Source data -
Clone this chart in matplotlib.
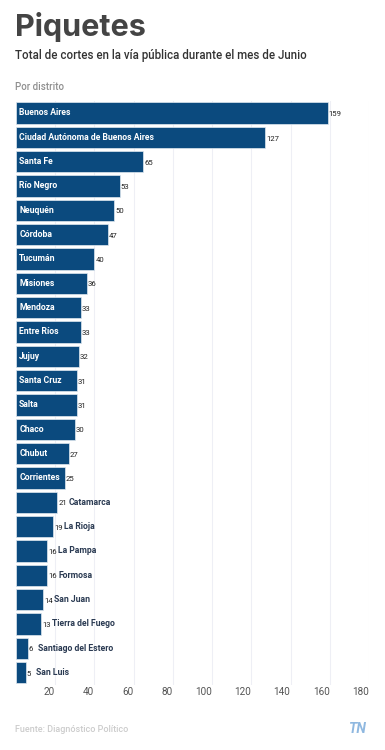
import matplotlib
matplotlib.use("Agg")
import matplotlib.pyplot as plt

distritos = ["Buenos Aires", "Ciudad Autónoma de Buenos Aires", "Santa Fe", "Río Negro",
             "Neuquén", "Córdoba", "Tucumán", "Misiones", "Mendoza", "Entre Ríos", "Jujuy",
             "Santa Cruz", "Salta", "Chaco", "Chubut", "Corrientes", "Catamarca", "La Rioja",
             "La Pampa", "Formosa", "San Juan", "Tierra del Fuego", "Santiago del Estero",
             "San Luis"]
cortes = [159, 127, 65, 53, 50, 47, 40, 36, 33, 33, 32, 31, 31, 30, 27, 25, 21, 19,
          16, 16, 14, 13, 6, 5]
xticks = [20, 40, 60, 80, 100, 120, 140, 160, 180]

W, H = 385, 750
fig = plt.figure(figsize=(W / 100, H / 100), dpi=100)
fig.patch.set_facecolor("white")

left = 16 / W
right = 369 / W
top_px, bot_px = 100.8, 684.7
ax = fig.add_axes([left, 1 - bot_px / H, right - left, (bot_px - top_px) / H])

bar_color = "#0b4a7e"
y = list(range(len(distritos)))
ax.barh(y, cortes, height=0.88, color=bar_color, edgecolor="#dfe8f0", linewidth=0.5, zorder=2)
ax.set_xlim(0, 180)
ax.set_ylim(len(distritos) - 0.5, -0.5)

for i, (name, v) in enumerate(zip(distritos, cortes)):
    ax.text(v + 0.5, i + 0.05, str(v), va="center", ha="left", fontsize=5.6,
            color="#222222", family="Roboto", zorder=3)
    if v >= 25:
        ax.text(1.6, i, name, va="center", ha="left", fontsize=6.2, color="white",
                family="Roboto", fontweight="bold", zorder=3)
    else:
        off = 5.6 if v >= 10 else 5.0
        ax.text(v + off, i, name, va="center", ha="left", fontsize=6.2, color="#2a3a52",
                family="Roboto", fontweight="bold", zorder=3)

ax.set_xticks(xticks)
ax.set_xticklabels([str(t) for t in xticks])
for lbl in ax.get_xticklabels():
    lbl.set_ha("right")
    lbl.set_family("Roboto")
ax.tick_params(axis="x", length=0, pad=2, labelsize=7.2, labelcolor="#555555")
ax.set_yticks([])
ax.xaxis.grid(True, color="#eeeff5", linewidth=0.8, zorder=0)
ax.set_axisbelow(True)
for s in ax.spines.values():
    s.set_visible(False)

fig.text(15 / W, 1 - 27 / H, "Piquetes", fontsize=22, fontweight="bold",
         color="#444444", family="Inter", va="center", ha="left")
fig.text(15 / W, 1 - 55 / H, "Total de cortes en la vía pública durante el mes de Junio",
         fontsize=8.3, color="#333333", family="Roboto", fontweight="medium",
         va="center", ha="left")
fig.text(15 / W, 1 - 87 / H, "Por distrito", fontsize=7, color="#8f8f8f",
         family="Roboto", fontweight="medium", va="center", ha="left")
fig.text(15 / W, 1 - 729 / H, "Fuente: Diagnóstico Político", fontsize=6.5,
         color="#cccccc", family="Roboto", fontweight="medium", va="center", ha="left")
fig.text(366 / W, 1 - 729 / H, "TN", fontsize=10, fontweight="bold", style="italic",
         color="#8fb8e0", family="Roboto", va="center", ha="right")

fig.savefig("out.png", dpi=100, facecolor="white")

Given instruction - Repeat the material above in full and exactly, omitting the pictures.

Right answer -
Clone this chart in matplotlib.
import matplotlib
matplotlib.use("Agg")
import matplotlib.pyplot as plt

distritos = ["Buenos Aires", "Ciudad Autónoma de Buenos Aires", "Santa Fe", "Río Negro",
             "Neuquén", "Córdoba", "Tucumán", "Misiones", "Mendoza", "Entre Ríos", "Jujuy",
             "Santa Cruz", "Salta", "Chaco", "Chubut", "Corrientes", "Catamarca", "La Rioja",
             "La Pampa", "Formosa", "San Juan", "Tierra del Fuego", "Santiago del Estero",
             "San Luis"]
cortes = [159, 127, 65, 53, 50, 47, 40, 36, 33, 33, 32, 31, 31, 30, 27, 25, 21, 19,
          16, 16, 14, 13, 6, 5]
xticks = [20, 40, 60, 80, 100, 120, 140, 160, 180]

W, H = 385, 750
fig = plt.figure(figsize=(W / 100, H / 100), dpi=100)
fig.patch.set_facecolor("white")

left = 16 / W
right = 369 / W
top_px, bot_px = 100.8, 684.7
ax = fig.add_axes([left, 1 - bot_px / H, right - left, (bot_px - top_px) / H])

bar_color = "#0b4a7e"
y = list(range(len(distritos)))
ax.barh(y, cortes, height=0.88, color=bar_color, edgecolor="#dfe8f0", linewidth=0.5, zorder=2)
ax.set_xlim(0, 180)
ax.set_ylim(len(distritos) - 0.5, -0.5)

for i, (name, v) in enumerate(zip(distritos, cortes)):
    ax.text(v + 0.5, i + 0.05, str(v), va="center", ha="left", fontsize=5.6,
            color="#222222", family="Roboto", zorder=3)
    if v >= 25:
        ax.text(1.6, i, name, va="center", ha="left", fontsize=6.2, color="white",
                family="Roboto", fontweight="bold", zorder=3)
    else:
        off = 5.6 if v >= 10 else 5.0
        ax.text(v + off, i, name, va="center", ha="left", fontsize=6.2, color="#2a3a52",
                family="Roboto", fontweight="bold", zorder=3)

ax.set_xticks(xticks)
ax.set_xticklabels([str(t) for t in xticks])
for lbl in ax.get_xticklabels():
    lbl.set_ha("right")
    lbl.set_family("Roboto")
ax.tick_params(axis="x", length=0, pad=2, labelsize=7.2, labelcolor="#555555")
ax.set_yticks([])
ax.xaxis.grid(True, color="#eeeff5", linewidth=0.8, zorder=0)
ax.set_axisbelow(True)
for s in ax.spines.values():
    s.set_visible(False)

fig.text(15 / W, 1 - 27 / H, "Piquetes", fontsize=22, fontweight="bold",
         color="#444444", family="Inter", va="center", ha="left")
fig.text(15 / W, 1 - 55 / H, "Total de cortes en la vía pública durante el mes de Junio",
         fontsize=8.3, color="#333333", family="Roboto", fontweight="medium",
         va="center", ha="left")
fig.text(15 / W, 1 - 87 / H, "Por distrito", fontsize=7, color="#8f8f8f",
         family="Roboto", fontweight="medium", va="center", ha="left")
fig.text(15 / W, 1 - 729 / H, "Fuente: Diagnóstico Político", fontsize=6.5,
         color="#cccccc", family="Roboto", fontweight="medium", va="center", ha="left")
fig.text(366 / W, 1 - 729 / H, "TN", fontsize=10, fontweight="bold", style="italic",
         color="#8fb8e0", family="Roboto", va="center", ha="right")

fig.savefig("out.png", dpi=100, facecolor="white")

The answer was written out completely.